The daily Maariv said that the connection spurred Sharon's strong push to secure the release of Elhanan Tannenbaum (search), a shady reserve colonel held captive by Hezbollah for more than three years.
Sharon told reporters Wednesday he did not know that Shimon Cohen, who once helped manage Sharon's farm, was Tannenbaum's former father-in-law. In any case he had not spoken to Cohen in decades, he said.
"I didn't know his family ties, I still don't know today how many sons-in-law or daughters-in-law or former sons-in-law he has," Sharon said.
The new revelation comes as Sharon faces a series of other corruption allegations. Real estate mogul David Appel (search) was indicted in January on charges of bribing Sharon. Police are also investigating allegations Sharon obtained an illegal loan during the 1999 race for the leadership of his Likud party (search).

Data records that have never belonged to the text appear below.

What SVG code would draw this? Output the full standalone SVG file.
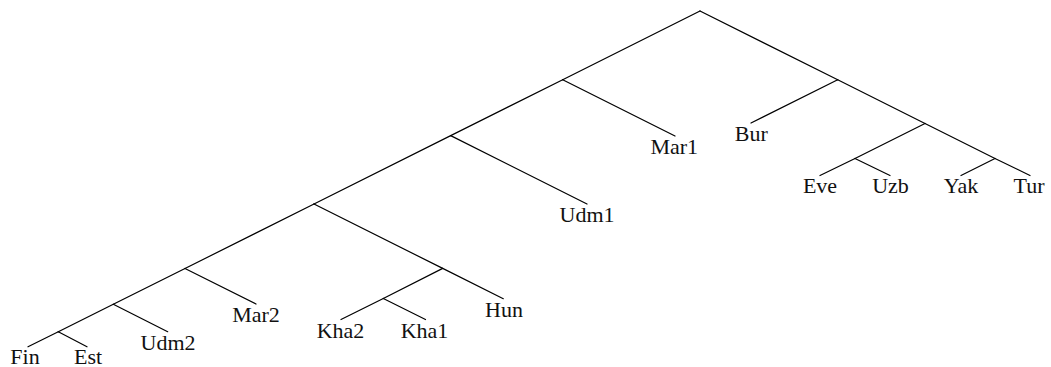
<svg xmlns="http://www.w3.org/2000/svg" width="1051" height="367" viewBox="0 0 1051 367">
<style>
.e{stroke:#000;stroke-width:1.2;fill:none;stroke-linecap:round}
.t{font-family:"Liberation Serif","Times New Roman",serif;font-size:22px;fill:#111;text-anchor:middle}
</style>
<rect width="1051" height="367" fill="#fff"/>
<g id="connectors">
<line class="e" x1="700" y1="11" x2="562.7" y2="79.7"/>
<line class="e" x1="700" y1="11" x2="837.7" y2="79.8"/>
<line class="e" x1="562.7" y1="79.7" x2="675" y2="136"/>
<line class="e" x1="562.7" y1="79.7" x2="450.7" y2="135.6"/>
<line class="e" x1="450.7" y1="135.6" x2="587" y2="204"/>
<line class="e" x1="450.7" y1="135.6" x2="314" y2="204"/>
<line class="e" x1="314" y1="204" x2="442.7" y2="268.4"/>
<line class="e" x1="314" y1="204" x2="185" y2="268.5"/>
<line class="e" x1="442.7" y1="268.4" x2="503.3" y2="298.7"/>
<line class="e" x1="442.7" y1="268.4" x2="383.3" y2="298.5"/>
<line class="e" x1="383.3" y1="298.5" x2="341" y2="319.5"/>
<line class="e" x1="383.3" y1="298.5" x2="425.5" y2="319.5"/>
<line class="e" x1="185" y1="268.5" x2="256" y2="304"/>
<line class="e" x1="185" y1="268.5" x2="113.3" y2="304.3"/>
<line class="e" x1="113.3" y1="304.3" x2="167.7" y2="331.7"/>
<line class="e" x1="113.3" y1="304.3" x2="58.3" y2="331.8"/>
<line class="e" x1="58.3" y1="331.8" x2="28" y2="346.8"/>
<line class="e" x1="58.3" y1="331.8" x2="87" y2="346.8"/>
<line class="e" x1="837.7" y1="79.8" x2="751" y2="123"/>
<line class="e" x1="837.7" y1="79.8" x2="925" y2="123.5"/>
<line class="e" x1="925" y1="123.5" x2="855" y2="158.5"/>
<line class="e" x1="925" y1="123.5" x2="995" y2="158.5"/>
<line class="e" x1="855" y1="158.5" x2="820" y2="175.5"/>
<line class="e" x1="855" y1="158.5" x2="890" y2="175.5"/>
<line class="e" x1="995" y1="158.5" x2="961" y2="175.5"/>
<line class="e" x1="995" y1="158.5" x2="1030" y2="175.5"/>
</g>
<g id="Fin"><text class="t" x="25" y="363.5">Fin</text></g>
<g id="Est"><text class="t" x="88" y="363.5">Est</text></g>
<g id="Udm2"><text class="t" x="168" y="350">Udm2</text></g>
<g id="Mar2"><text class="t" x="256" y="321.7">Mar2</text></g>
<g id="Kha2"><text class="t" x="340.5" y="337.5">Kha2</text></g>
<g id="Kha1"><text class="t" x="424.5" y="337.5">Kha1</text></g>
<g id="Hun"><text class="t" x="504" y="317">Hun</text></g>
<g id="Udm1"><text class="t" x="587" y="222">Udm1</text></g>
<g id="Mar1"><text class="t" x="674.3" y="154">Mar1</text></g>
<g id="Bur"><text class="t" x="751.3" y="140.7">Bur</text></g>
<g id="Eve"><text class="t" x="820" y="193.3">Eve</text></g>
<g id="Uzb"><text class="t" x="890.5" y="193.3">Uzb</text></g>
<g id="Yak"><text class="t" x="961" y="193.3">Yak</text></g>
<g id="Tur"><text class="t" x="1029" y="193.3">Tur</text></g>
</svg>
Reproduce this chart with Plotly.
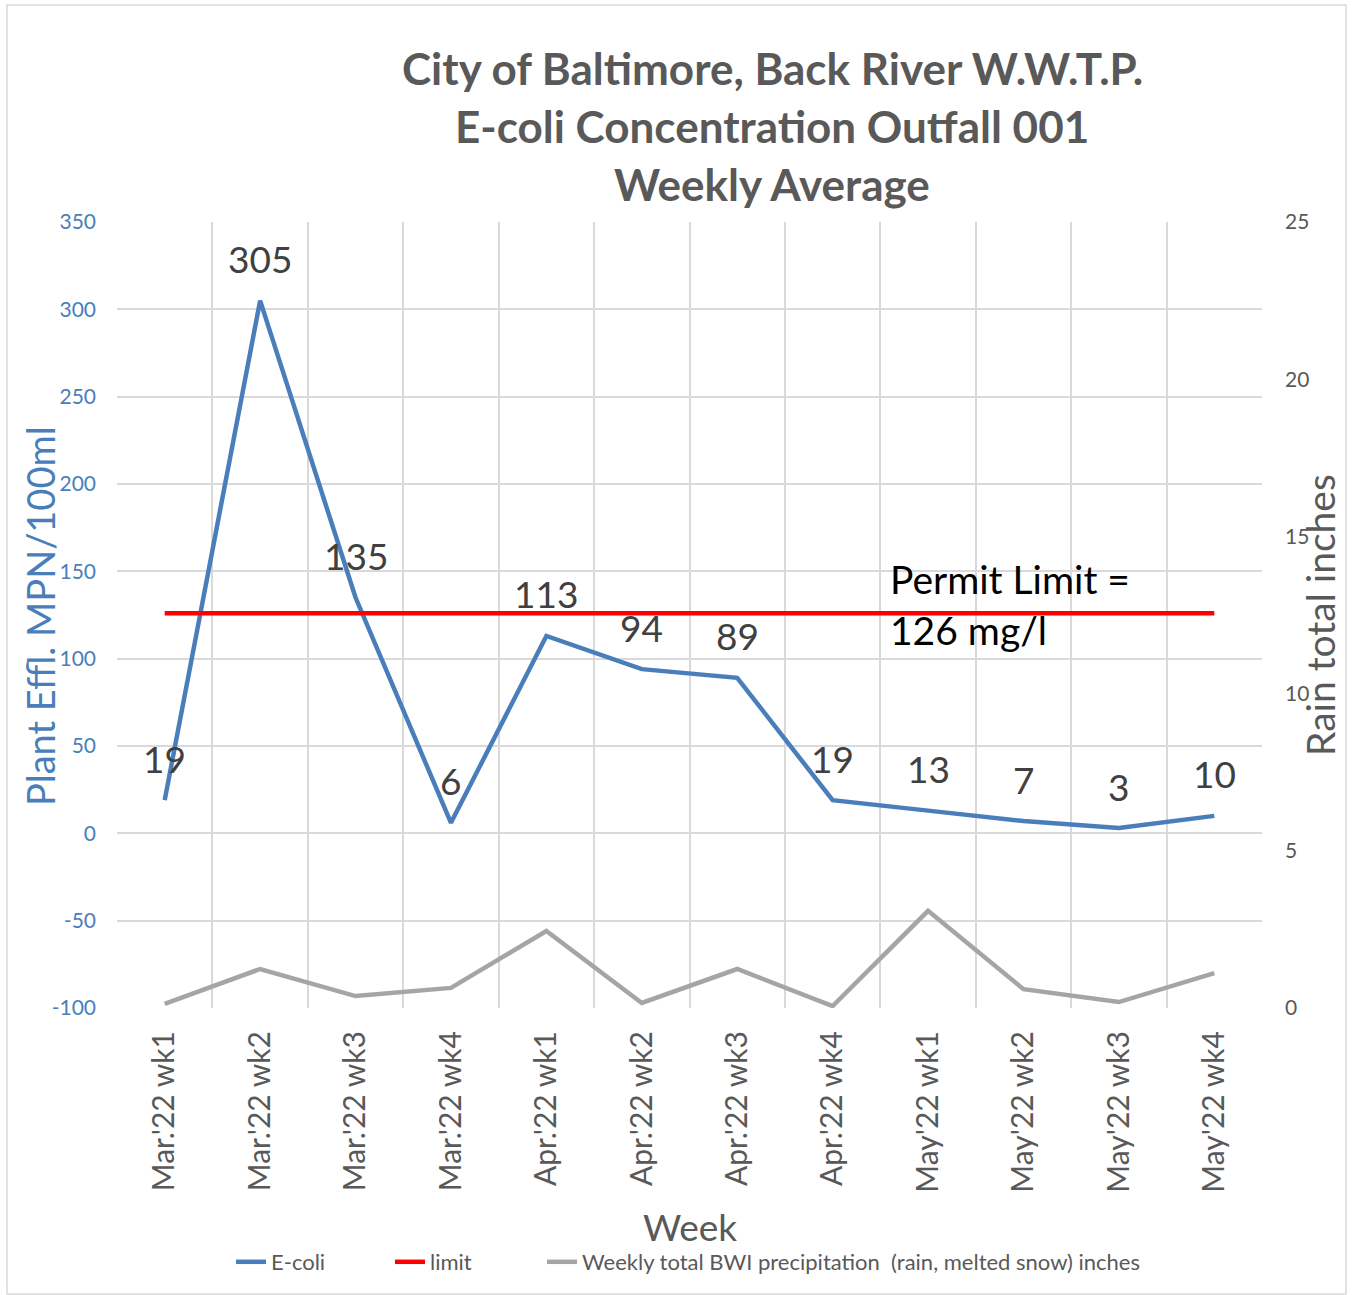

But the charge of a secret connection to Tannenbaum could be the most serious.
The prisoner swap with Hezbollah guerrillas was deeply controversial here, especially among hard-line Israelis who form the core of Sharon's support. The trade — 436 Arab prisoners and the bodies of 59 slain guerrillas for Tannenbaum and the bodies of three Israeli soldiers — was the first time Israel freed prisoners in exchange for an Israeli civilian kidnapped on private business.
Critics said the deal strengthened Hezbollah's standing and would encourage militants to snatch Israeli civilians around the world.
Maariv commentators called Wednesday for Sharon to resign immediately.
"Please put the keys to the state on the table and vacate your position ... not tomorrow, not the day after, not next week. Today, now," reporter Ben Caspit wrote.
The newspaper reported that Sharon's commitment to securing Tannenbaum's release had baffled security officials.
"It is difficult even today to understand what prompted the Prime Minister to fight so hard for him," Maariv quoted a military source as saying.
The newspaper reported that Cohen, father of Tannenbaum's ex-wife, Esther, helped run Sharon's farm in the 1970s and later helped form a company that took over the farm's management in 1977 when Sharon became agriculture minister.
Cohen denied ever telling Sharon about his connection to Tannenbaum.
"For about 30 years, since 1975 I have neither seen him nor spoken to him," Cohen told Israel Radio. He said the missing man's children had asked him, their grandfather, if they could use his name to urge Sharon to make every effort on their father's behalf.
"I told them, 'Don't say that you're my grandchildren, don't even send my regards, so no one thinks you're looking for special favors,'" Cohen said.
Since his release, Tannenbaum admitted he was an indebted gambler lured into a Hezbollah trap by a drug deal. However, some security officials suspect Tannenbaum had actually planned to sell Israeli military secrets.
The Haaretz daily reported Wednesday that before setting out on the October 2000 trip to Dubai, which ended with his detention in Lebanon, he built up an unauthorized stockpile of classified defense documents that investigators suspect may have been intended for sale abroad.